[What the task requires]:
Find the lines that contain the word "image" and copy each one.

══ Information provided

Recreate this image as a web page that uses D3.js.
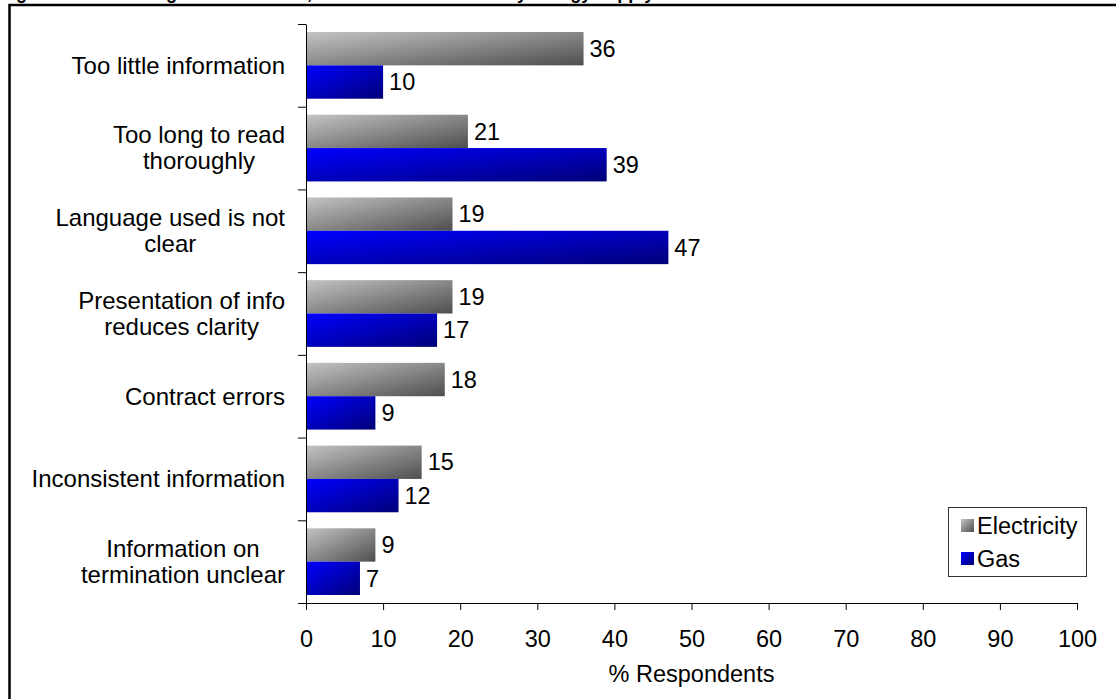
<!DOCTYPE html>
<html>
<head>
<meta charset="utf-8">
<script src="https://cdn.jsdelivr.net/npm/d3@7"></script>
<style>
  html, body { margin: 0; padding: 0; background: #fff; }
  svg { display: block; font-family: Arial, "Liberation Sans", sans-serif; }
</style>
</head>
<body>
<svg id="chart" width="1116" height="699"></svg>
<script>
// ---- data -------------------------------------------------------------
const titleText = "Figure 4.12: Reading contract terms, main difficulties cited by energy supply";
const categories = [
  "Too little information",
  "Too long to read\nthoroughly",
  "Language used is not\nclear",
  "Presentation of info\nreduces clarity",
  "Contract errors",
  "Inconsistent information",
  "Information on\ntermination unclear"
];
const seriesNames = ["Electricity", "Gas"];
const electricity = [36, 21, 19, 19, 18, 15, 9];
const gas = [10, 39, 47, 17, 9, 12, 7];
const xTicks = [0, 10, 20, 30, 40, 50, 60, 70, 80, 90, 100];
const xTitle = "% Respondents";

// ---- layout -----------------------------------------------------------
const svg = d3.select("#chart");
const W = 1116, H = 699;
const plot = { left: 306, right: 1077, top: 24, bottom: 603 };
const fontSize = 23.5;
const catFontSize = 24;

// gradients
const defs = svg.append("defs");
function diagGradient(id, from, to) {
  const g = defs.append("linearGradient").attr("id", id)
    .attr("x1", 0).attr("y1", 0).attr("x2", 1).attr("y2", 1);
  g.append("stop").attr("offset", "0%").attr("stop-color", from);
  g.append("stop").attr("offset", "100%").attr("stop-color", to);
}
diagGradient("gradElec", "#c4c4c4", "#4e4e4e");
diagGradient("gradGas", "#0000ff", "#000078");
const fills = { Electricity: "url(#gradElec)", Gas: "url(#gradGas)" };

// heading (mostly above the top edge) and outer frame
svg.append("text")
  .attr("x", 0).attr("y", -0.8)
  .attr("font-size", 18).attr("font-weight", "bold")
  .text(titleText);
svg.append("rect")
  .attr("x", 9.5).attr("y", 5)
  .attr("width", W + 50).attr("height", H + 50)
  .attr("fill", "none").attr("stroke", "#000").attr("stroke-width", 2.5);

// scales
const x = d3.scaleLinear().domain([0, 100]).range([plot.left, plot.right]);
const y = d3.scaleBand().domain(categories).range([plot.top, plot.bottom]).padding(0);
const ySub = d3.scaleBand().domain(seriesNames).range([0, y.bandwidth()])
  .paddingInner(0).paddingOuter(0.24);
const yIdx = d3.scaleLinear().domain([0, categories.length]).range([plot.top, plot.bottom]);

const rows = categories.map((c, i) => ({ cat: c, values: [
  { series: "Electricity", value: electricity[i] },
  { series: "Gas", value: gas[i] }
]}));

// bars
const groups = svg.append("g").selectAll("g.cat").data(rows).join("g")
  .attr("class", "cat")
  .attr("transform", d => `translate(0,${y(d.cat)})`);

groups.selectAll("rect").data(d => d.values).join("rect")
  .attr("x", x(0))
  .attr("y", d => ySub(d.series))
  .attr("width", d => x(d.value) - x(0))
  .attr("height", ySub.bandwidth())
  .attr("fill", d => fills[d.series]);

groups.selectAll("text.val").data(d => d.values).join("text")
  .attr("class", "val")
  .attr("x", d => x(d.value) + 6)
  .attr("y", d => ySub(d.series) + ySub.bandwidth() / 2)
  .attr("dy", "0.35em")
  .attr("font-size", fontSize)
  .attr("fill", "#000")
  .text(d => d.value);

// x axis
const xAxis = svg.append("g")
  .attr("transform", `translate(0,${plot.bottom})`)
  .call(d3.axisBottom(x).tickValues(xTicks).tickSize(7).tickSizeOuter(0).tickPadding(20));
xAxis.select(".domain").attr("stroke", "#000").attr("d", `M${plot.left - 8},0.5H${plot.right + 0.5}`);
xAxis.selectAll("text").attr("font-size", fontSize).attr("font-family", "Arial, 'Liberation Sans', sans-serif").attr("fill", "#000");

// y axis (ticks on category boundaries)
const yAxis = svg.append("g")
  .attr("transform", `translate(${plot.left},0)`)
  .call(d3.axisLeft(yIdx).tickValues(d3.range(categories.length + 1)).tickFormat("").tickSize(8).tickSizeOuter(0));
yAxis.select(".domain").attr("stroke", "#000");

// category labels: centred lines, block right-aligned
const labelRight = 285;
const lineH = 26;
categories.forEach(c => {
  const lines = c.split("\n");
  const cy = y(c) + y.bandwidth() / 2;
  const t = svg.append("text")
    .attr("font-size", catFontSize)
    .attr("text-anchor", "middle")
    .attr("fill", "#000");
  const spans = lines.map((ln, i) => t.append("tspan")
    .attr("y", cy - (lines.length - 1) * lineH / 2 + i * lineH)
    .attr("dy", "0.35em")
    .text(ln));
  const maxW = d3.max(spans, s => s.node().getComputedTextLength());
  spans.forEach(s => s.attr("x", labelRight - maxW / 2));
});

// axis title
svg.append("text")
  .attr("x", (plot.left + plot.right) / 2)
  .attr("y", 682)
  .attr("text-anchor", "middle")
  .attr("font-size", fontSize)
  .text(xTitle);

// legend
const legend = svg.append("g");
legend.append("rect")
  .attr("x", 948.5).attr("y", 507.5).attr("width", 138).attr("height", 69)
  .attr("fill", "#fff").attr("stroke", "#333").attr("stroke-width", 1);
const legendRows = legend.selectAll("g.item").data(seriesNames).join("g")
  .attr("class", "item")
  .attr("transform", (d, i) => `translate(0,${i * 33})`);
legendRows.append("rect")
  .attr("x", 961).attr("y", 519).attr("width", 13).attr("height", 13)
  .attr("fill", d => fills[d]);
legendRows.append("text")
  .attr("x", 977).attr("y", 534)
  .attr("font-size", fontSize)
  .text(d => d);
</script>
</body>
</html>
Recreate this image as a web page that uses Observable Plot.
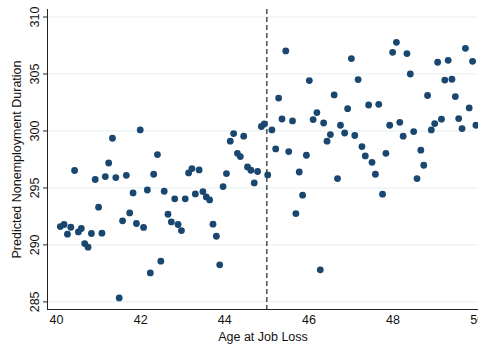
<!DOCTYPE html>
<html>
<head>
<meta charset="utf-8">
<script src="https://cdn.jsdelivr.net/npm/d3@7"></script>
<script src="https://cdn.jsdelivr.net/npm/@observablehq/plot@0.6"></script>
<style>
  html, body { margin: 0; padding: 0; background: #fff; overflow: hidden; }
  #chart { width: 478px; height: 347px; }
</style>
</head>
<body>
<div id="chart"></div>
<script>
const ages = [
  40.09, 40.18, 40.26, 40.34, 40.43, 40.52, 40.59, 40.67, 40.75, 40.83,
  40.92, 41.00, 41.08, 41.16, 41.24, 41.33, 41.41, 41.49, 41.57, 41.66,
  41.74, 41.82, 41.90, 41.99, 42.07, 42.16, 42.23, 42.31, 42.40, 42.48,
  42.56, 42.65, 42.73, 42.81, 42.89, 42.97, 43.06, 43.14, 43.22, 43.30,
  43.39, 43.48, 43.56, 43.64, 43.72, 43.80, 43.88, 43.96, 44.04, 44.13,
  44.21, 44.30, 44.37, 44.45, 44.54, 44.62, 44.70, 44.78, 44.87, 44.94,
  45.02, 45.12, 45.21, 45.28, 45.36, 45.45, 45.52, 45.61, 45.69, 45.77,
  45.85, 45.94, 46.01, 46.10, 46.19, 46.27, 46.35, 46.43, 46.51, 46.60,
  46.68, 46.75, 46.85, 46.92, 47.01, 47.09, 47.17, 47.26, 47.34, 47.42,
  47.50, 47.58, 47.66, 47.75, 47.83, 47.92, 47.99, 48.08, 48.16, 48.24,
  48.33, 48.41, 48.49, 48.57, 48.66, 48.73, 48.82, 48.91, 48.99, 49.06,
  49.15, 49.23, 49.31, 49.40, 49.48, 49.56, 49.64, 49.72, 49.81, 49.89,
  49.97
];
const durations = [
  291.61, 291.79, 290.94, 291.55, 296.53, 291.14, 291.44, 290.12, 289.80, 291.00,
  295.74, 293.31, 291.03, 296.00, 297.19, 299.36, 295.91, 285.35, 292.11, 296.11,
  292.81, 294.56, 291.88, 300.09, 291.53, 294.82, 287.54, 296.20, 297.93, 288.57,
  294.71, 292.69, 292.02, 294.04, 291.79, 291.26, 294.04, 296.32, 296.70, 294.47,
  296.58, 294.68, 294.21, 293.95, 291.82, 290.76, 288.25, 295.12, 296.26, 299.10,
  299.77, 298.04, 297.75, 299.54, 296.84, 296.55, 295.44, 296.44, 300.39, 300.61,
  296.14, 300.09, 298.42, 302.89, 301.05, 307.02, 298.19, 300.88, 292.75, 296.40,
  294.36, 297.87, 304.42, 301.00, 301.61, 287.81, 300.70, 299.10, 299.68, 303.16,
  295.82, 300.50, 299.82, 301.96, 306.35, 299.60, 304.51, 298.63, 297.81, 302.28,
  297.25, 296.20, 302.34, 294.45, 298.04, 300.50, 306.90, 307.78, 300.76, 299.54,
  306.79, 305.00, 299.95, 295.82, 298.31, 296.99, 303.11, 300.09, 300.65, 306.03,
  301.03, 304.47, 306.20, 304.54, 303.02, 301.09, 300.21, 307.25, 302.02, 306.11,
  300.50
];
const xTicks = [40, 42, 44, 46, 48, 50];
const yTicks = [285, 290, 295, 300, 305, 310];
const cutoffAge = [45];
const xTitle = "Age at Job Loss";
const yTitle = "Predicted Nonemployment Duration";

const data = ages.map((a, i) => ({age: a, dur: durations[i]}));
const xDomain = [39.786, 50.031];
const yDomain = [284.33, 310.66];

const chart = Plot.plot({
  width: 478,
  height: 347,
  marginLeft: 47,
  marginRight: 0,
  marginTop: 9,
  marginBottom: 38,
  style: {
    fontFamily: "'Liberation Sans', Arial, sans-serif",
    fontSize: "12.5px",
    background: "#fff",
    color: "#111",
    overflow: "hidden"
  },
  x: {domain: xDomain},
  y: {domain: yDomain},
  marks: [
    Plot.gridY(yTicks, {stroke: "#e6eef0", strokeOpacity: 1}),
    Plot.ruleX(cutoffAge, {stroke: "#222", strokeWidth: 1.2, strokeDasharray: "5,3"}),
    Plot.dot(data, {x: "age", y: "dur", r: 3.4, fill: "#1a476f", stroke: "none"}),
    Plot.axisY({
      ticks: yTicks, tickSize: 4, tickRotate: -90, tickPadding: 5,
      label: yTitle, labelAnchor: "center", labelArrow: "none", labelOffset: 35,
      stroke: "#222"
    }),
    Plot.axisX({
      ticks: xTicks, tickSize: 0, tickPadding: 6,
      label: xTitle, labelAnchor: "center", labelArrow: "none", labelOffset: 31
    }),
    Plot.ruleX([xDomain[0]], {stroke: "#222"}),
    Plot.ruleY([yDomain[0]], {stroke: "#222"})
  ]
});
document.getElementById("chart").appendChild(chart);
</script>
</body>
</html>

════

[Expected answer]:
Recreate this image as a web page that uses D3.js.
Recreate this image as a web page that uses Observable Plot.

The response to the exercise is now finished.